Я конечно не политик, но тогда столько было вооружения, авиации, танков, артиллерии, штабы сработались. Нам запросто было до Ла-Манша дойти, если бы не политика. Наши пленные, бывшие на американской территории, рассказывали нам, что те тоже не особо вояки, идут только по дорогам и своей техникой берут.

Второго или третьего мая, поступил приказ - форсировать небольшой пролив и высадиться на остров Рюген. Немцы взорвали один пролёт моста. Пока там сапёры построят. Тогда же только и слышали - давай, давай, давай, быстрей вперёд. Так там была винтовая лестница, с боку, для обслуги моста. Так вот, пехота- матушка карабкалась по этому мосту. Вышли на поверхность, а тут собралось много гражданских немцев собиравшихся на материк, в город Штральзунд. Не знаю, может немцы ждали, когда мы пройдём, или собирались дождаться пока построят мост, не знаю их намерения, но очень много было гражданских. Там я, грешным делом, сейчас скажу. По этой лестнице нам с велосипедами было не забраться, и мы их оставили в низу. Я одному немцу показываю, что ты дай мне свой велосипед, а внизу, мол, возьмёшь мой. Там наши славяне взяли у хозяина трактор с прицепом, как у машины кузов. Посадили наверно взвод солдат, я зацепился за этот трактор, и поехали. Подъезжаем к какой-то небольшой речушке, через которую ходил паром. Мы подъехали, смотрим, паром на полном ходу уходит к противоположному берегу. А у нас были солдаты, побывавшие в плену, прошедшие «фильтры», и призванные опять в армию. Короче, знавшие, немецкий язык.

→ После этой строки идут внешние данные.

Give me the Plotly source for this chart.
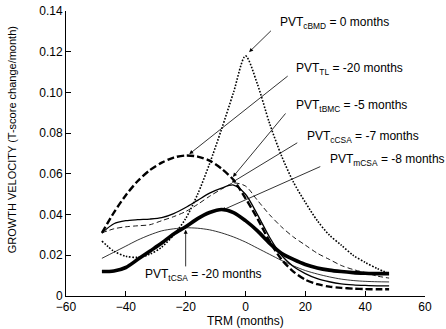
import plotly.graph_objects as go

# ---------------- data ----------------
trm = [-48, -44, -40, -36, -32, -28, -24, -20, -16, -12, -8, -4, 0,
       4, 8, 12, 16, 20, 24, 28, 32, 36, 40, 44, 48]

cbmd = [0.027, 0.022, 0.0195, 0.019, 0.0205, 0.024, 0.030, 0.038, 0.050, 0.065, 0.082, 0.100, 0.118,
        0.104, 0.085, 0.069, 0.056, 0.046, 0.037, 0.030, 0.025, 0.020, 0.0165, 0.0135, 0.011]

tl = [0.031, 0.041, 0.0495, 0.0565, 0.0618, 0.0655, 0.068, 0.069, 0.0685, 0.0665, 0.0625, 0.057, 0.048,
      0.038, 0.027, 0.018, 0.012, 0.008, 0.0058, 0.0046, 0.004, 0.0036, 0.0034, 0.0033, 0.0033]

tbmc = [0.031, 0.0355, 0.037, 0.0375, 0.0378, 0.0385, 0.0405, 0.0435, 0.047, 0.0505, 0.053, 0.0545, 0.050,
        0.040, 0.029, 0.020, 0.0145, 0.011, 0.0085, 0.007, 0.006, 0.0055, 0.0052, 0.005, 0.005]

ccsa = [0.031, 0.033, 0.034, 0.0345, 0.035, 0.037, 0.039, 0.0415, 0.045, 0.049, 0.0525, 0.0555, 0.054,
        0.047, 0.040, 0.034, 0.029, 0.025, 0.021, 0.018, 0.015, 0.013, 0.0115, 0.0098, 0.0088]

mcsa = [0.012, 0.0123, 0.014, 0.018, 0.022, 0.026, 0.0305, 0.034, 0.038, 0.041, 0.0425, 0.041, 0.037,
        0.032, 0.026, 0.021, 0.018, 0.0155, 0.0138, 0.0127, 0.012, 0.0115, 0.0112, 0.011, 0.011]

tcsa = [0.0185, 0.0215, 0.0245, 0.0275, 0.030, 0.032, 0.033, 0.0335, 0.0333, 0.0325, 0.031, 0.029, 0.0265,
        0.0235, 0.0205, 0.0175, 0.0148, 0.0125, 0.0108, 0.0094, 0.0083, 0.0076, 0.0072, 0.007, 0.0069]

x_ticks = [-60, -40, -20, 0, 20, 40, 60]
y_ticks = [0, 0.02, 0.04, 0.06, 0.08, 0.10, 0.12, 0.14]
y_tick_labels = ["0", "0.02", "0.04", "0.06", "0.08", "0.10", "0.12", "0.14"]

# labels: text, text position (x, y), arrow tail (x, y), arrow head (x, y)
labels = [
    ("PVT<sub>cBMD</sub> = 0 months", (10.7, 0.134), (9.0, 0.131), (1.2, 0.1198)),
    ("PVT<sub>TL</sub> = -20 months", (16.3, 0.1115), (14.6, 0.1086), (-18.8, 0.0697)),
    ("PVT<sub>tBMC</sub> = -5 months", (16.3, 0.0934), (13.8, 0.0904), (-4.2, 0.0585)),
    ("PVT<sub>cCSA</sub> = -7 months", (20.0, 0.0781), (17.8, 0.0757), (-4.6, 0.0557)),
    ("PVT<sub>mCSA</sub> = -8 months", (27.5, 0.0668), (25.5, 0.0639), (-8.0, 0.0420)),
]
tcsa_label = ("PVT<sub>tCSA</sub> = -20 months", (-34.4, 0.0103), (-20.0, 0.0138), (-20.0, 0.0326))

FONT = "Liberation Sans, Arial, sans-serif"

fig = go.Figure()

series = [
    (cbmd, dict(color="black", width=1.6, dash="1.6px,1.6px")),
    (tl, dict(color="black", width=2.4, dash="7px,3px")),
    (tbmc, dict(color="black", width=1.3)),
    (ccsa, dict(color="black", width=0.9, dash="5px,3px")),
    (mcsa, dict(color="black", width=3.6)),
    (tcsa, dict(color="black", width=0.8)),
]
for ys, ln in series:
    fig.add_trace(go.Scatter(x=trm, y=ys, mode="lines",
                             line=dict(shape="spline", smoothing=0.8, **ln),
                             showlegend=False, hoverinfo="skip"))

annotations = []
for text, (tx, ty), (ax, ay), (hx, hy) in labels + [tcsa_label]:
    annotations.append(dict(x=tx, y=ty, xref="x", yref="y", text=text, showarrow=False,
                            xanchor="left", yanchor="middle",
                            font=dict(family=FONT, size=12, color="black")))
    annotations.append(dict(x=hx, y=hy, ax=ax, ay=ay, xref="x", yref="y", axref="x", ayref="y",
                            text="", showarrow=True, arrowhead=2, arrowsize=1.0,
                            arrowwidth=0.8, arrowcolor="black", standoff=0))

annotations.append(dict(x=0.501, y=-0.086, xref="paper", yref="paper", text="TRM (months)",
                        showarrow=False, xanchor="center", yanchor="middle",
                        font=dict(family=FONT, size=12, color="black")))
annotations.append(dict(x=-0.150, y=0.547, xref="paper", yref="paper",
                        text="GROWTH VELOCITY (T-score change/month)", textangle=-90,
                        showarrow=False, xanchor="center", yanchor="middle",
                        font=dict(family=FONT, size=11, color="black")))

fig.update_layout(
    width=446, height=329,
    margin=dict(l=66, r=21, t=11, b=33, autoexpand=False),
    paper_bgcolor="white", plot_bgcolor="white",
    showlegend=False,
    font=dict(family=FONT, size=12, color="black"),
    annotations=annotations,
    xaxis=dict(range=[-60, 60], tickvals=x_ticks, ticks="inside", ticklen=5, tickwidth=1,
               tickcolor="black", showline=True, linecolor="black", linewidth=1, automargin=False,
               showgrid=False, zeroline=False, tickfont=dict(family=FONT, size=12, color="black")),
    yaxis=dict(range=[0, 0.14], tickvals=y_ticks, ticktext=y_tick_labels, ticks="inside",
               ticklen=5, tickwidth=1, tickcolor="black", showline=True, linecolor="black",
               linewidth=1, showgrid=False, zeroline=False, automargin=False,
               tickfont=dict(family=FONT, size=12, color="black")),
)

fig.write_html("out.html", config={"displayModeBar": False},
               post_script="document.body.style.margin='0';document.body.style.padding='0';"
                           "document.body.style.overflow='hidden';")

Пошли в дом, телефон работал, сказали, чтобы паромщик перегнал паром на наш берег. Он сел в машинное отделение и пригнал паром. Паромщик рассказал, что на том берегу нам хочет дать бой молодежь из «Гитлерюгенд». Взводный скомандовал лечь на паром. Поставили пулемёт «Дегтярёва», ну и у нас были автоматы. Паромщик спустился в машинное отделение и перевёз нас на тот берег. Никакого сопротивления молодежь не оказала. Когда уезжали, мы сказали паромщику, что за нами идёт пехота и, чтобы он её тоже перевозил. Проехали несколько километров, смотрим поле, и там работают люди. И вот они увидели нас, как закричали: «Русские! Русские!» Ой, Александр, этого не забудешь. Они нас и объятиями, и поцелуями. Там были и русские, и украинцы, и голландцы, и не знаю кто. Они работали у бауэра. Мы стали спрашивать, как бауэр? Говорят: «Бауэр нас не обижал, но был требовательный к нам». Поехали к бауэру, это было рядом. Зашли туда, по-немецки сказали, что отдай ключи от всех кладовых. Он позвал своего распорядителя. Мы сказали работникам: «А вы берите, одевайтесь, на кухне готовьте себе что хотите, и на Родину». Ну, там мы тоже, грешным делом, заставили накрыть стол. Хозяин вина поставил, но мы: «Нет, ты сам попробуй». Немного перекусили. Недолго там стояли, потому, что подходили основные части нашего полка. Дальше был город Зассниц, там боёв уже не было. Этот город, у немцев считался, как курорт, там стояли богатые дачи. Я как сейчас помню, погода хорошая, вдоль набережной цветут каштаны. Вот у нас, у Финского залива цвета нет, а там тёмно-синяя вода. В пригороде мы остановились на отдых. А, как узнали о Победе, то тут и стрельба началась. В Штральзунде был спиртзавод, и мы, пока ещё не выставили охрану, взяли немного к себе в повозку. Тут и пригодилось. Такие радостные были. Стреляли из всех видов оружия. Я сразу написал домой письмо из трёх слов, во всю страницу: «Ура! Остался жив».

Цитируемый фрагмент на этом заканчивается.